## Stored items from a collection
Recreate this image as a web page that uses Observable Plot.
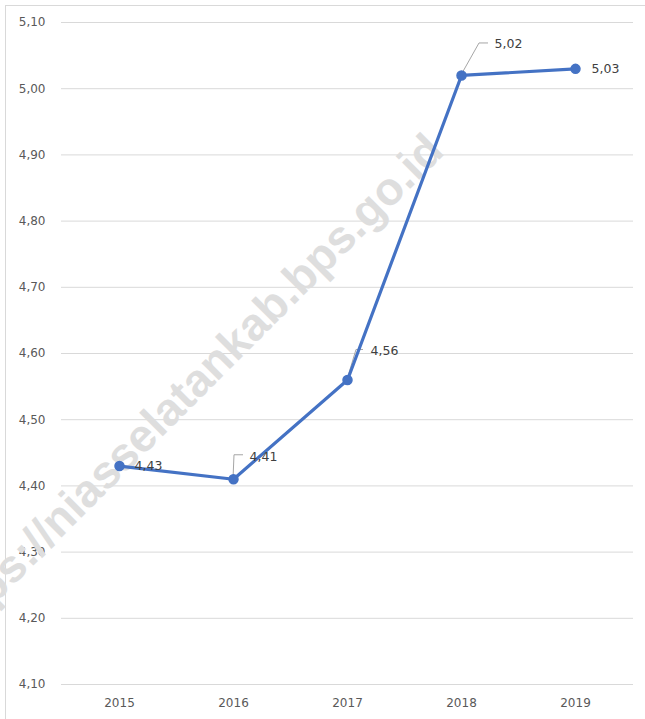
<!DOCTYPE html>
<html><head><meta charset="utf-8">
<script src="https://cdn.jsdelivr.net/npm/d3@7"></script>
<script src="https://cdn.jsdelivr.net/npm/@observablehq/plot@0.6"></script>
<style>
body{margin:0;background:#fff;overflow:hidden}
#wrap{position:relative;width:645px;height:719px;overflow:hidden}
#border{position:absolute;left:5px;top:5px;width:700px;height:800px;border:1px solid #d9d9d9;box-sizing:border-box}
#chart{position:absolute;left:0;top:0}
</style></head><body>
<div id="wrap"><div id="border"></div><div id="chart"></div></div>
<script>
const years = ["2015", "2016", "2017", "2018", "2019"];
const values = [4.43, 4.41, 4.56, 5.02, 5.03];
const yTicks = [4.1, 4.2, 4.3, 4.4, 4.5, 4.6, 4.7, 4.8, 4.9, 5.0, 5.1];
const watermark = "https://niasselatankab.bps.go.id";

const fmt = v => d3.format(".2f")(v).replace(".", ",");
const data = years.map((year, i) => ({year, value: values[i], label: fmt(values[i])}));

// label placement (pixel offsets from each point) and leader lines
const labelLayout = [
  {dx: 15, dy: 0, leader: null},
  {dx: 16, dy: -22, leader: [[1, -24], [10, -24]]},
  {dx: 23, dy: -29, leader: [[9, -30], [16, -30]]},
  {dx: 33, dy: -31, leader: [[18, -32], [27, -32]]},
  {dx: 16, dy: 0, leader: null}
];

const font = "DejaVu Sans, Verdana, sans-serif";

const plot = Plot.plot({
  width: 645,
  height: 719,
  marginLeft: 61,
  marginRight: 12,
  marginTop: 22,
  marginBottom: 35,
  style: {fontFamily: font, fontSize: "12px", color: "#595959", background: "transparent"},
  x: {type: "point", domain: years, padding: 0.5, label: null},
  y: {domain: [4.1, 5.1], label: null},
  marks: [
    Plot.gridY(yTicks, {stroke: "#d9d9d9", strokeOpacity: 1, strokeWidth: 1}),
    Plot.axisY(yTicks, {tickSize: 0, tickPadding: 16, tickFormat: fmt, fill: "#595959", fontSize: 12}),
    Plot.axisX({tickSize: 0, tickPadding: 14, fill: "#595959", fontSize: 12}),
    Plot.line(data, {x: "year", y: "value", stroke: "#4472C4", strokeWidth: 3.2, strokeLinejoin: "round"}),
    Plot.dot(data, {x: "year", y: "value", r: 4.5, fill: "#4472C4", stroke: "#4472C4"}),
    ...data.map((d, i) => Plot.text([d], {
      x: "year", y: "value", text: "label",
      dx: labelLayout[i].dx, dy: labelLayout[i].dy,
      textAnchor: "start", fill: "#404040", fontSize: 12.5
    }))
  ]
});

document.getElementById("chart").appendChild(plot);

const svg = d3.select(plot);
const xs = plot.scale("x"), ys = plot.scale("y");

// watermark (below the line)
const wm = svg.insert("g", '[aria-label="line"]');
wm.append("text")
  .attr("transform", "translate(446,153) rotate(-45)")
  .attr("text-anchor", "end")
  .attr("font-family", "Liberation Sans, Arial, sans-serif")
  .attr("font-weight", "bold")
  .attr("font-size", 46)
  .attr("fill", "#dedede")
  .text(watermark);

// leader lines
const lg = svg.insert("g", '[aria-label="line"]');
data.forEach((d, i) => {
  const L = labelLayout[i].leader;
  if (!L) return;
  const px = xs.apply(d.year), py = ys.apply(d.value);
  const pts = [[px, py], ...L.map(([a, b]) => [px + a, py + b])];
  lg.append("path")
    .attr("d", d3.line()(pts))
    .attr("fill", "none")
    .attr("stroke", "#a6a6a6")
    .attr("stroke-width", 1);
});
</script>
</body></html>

---

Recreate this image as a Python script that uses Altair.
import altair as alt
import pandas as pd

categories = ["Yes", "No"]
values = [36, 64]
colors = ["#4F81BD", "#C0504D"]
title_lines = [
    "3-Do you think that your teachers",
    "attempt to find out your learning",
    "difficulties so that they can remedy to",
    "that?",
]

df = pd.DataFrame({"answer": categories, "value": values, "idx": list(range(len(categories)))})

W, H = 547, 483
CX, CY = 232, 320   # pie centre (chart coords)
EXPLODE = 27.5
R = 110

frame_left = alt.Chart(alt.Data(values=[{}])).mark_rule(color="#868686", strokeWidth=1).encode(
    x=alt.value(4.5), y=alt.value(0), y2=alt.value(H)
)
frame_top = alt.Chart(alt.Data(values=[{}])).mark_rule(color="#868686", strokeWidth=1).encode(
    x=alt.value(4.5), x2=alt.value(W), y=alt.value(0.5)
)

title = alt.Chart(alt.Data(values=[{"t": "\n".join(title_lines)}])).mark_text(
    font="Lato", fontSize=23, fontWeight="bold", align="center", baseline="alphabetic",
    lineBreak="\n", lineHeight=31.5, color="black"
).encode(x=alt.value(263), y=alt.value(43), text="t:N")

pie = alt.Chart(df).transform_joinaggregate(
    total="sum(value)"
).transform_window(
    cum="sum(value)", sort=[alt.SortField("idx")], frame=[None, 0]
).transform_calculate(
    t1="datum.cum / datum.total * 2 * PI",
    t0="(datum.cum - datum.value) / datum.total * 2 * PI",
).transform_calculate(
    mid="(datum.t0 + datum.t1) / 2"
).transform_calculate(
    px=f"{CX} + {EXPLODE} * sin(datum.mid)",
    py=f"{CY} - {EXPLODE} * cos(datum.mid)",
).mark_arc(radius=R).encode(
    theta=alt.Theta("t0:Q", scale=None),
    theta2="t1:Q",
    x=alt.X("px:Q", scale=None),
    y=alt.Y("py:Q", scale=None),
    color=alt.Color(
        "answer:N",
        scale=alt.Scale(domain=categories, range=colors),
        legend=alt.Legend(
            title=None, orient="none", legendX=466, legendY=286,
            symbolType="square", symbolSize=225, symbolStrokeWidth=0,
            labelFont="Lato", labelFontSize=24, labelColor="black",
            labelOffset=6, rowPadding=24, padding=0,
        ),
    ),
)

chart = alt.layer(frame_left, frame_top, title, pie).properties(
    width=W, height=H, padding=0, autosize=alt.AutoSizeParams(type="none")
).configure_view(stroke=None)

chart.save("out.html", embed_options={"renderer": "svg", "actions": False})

## Problem requirements
Show each line holding the word "that".

## Response
Recreate this image as a web page that uses Observable Plot.
Recreate this image as a Python script that uses Altair.
    "3-Do you think that your teachers",
    "difficulties so that they can remedy to",
    "that?",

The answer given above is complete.